The next step was to determine whether increased competition may be impacting the ADA submissions pipeline and to identify potential solutions: “We now need to find out if there are authors, departments and institutions who would traditionally publish in our journal but who are now, for whatever reason, publishing elsewhere, examining the citations of those papers and the impact factors of the competitive journals.”

The AAAS started working with KGL in 2020 and together they formulated a citation analysis plan, benchmarking the SPJ journal program, identifying its strengths and weaknesses, conducting competitor analysis, and leveraging the granular citation data available on the most established competing journals. “As a result of this analysis we were able to start tackling some of these challenges, examining certain topic areas that were underrepresented in our journals, and where our editorial boards might need further development.

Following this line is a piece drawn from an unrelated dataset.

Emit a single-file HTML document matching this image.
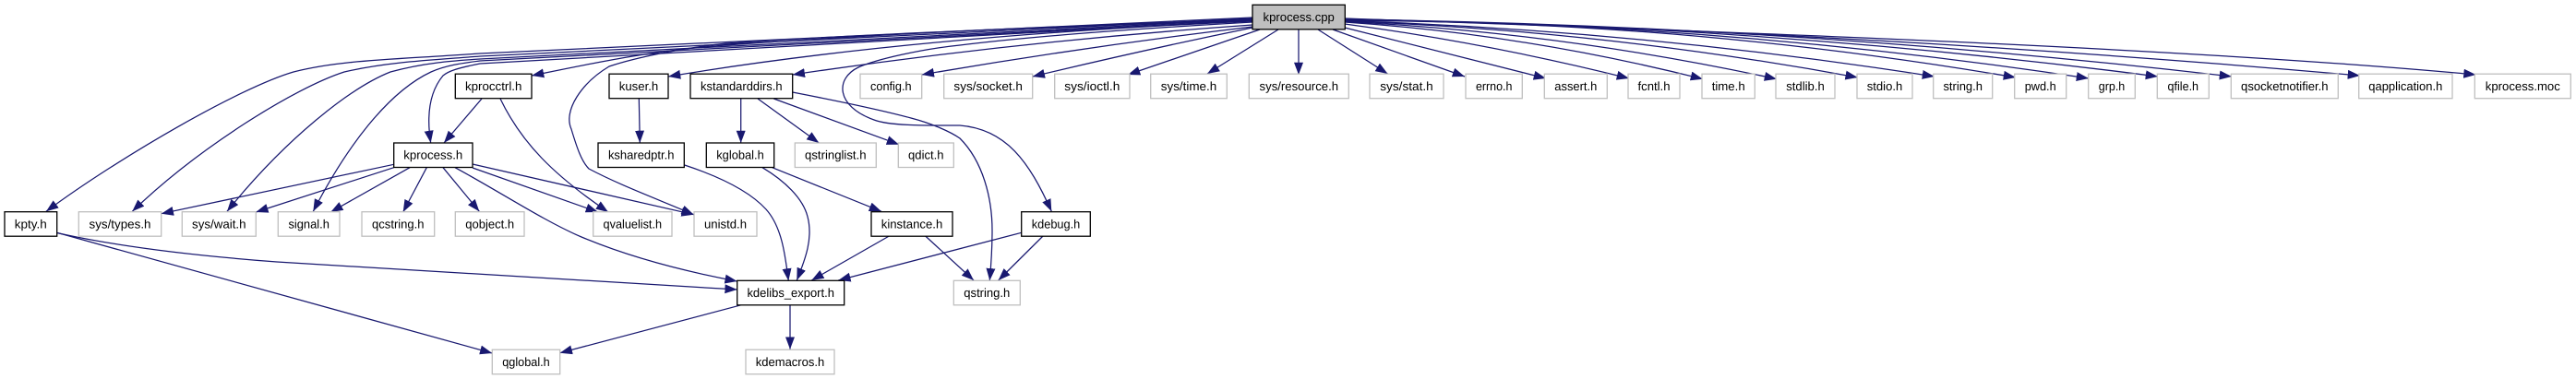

It revealed countries and institutions that were producing quality research and identified specific international collaborations and groups that could be targeted, while also suggesting topics of interest to our community and showing gaps in topic areas currently covered by our journals,” said Scott.

How To Use Data Driven Strategies To Increase High Quality Submissions

A Wealth Of Benefits

“Overall, having access to this citation data has delivered strong results, enabled us to reach out to new editorial board candidates, strengthened the quality of our peer review pool, helped us to increase our output in additional topic areas and helped to grow our journal’s readership and citations,” Scott concluded.

For the ADA, usage and citation metrics are playing an increasingly important role, forming an integral part of the organization’s overall strategy as they look to transition their journal program to gold OA by late 2025: “We are using bibliometric and citation data in several ways – from identifying emerging topics and the most relevant topic categories to analyzing submission trends, contributors and opportunities, from identifying technical glitches and issues to assessing the impact of Open Access. We are able to use citation data from sister journals to inform what and who we publish in other journals in the family, and across our books and multimedia program too,” concluded Christian.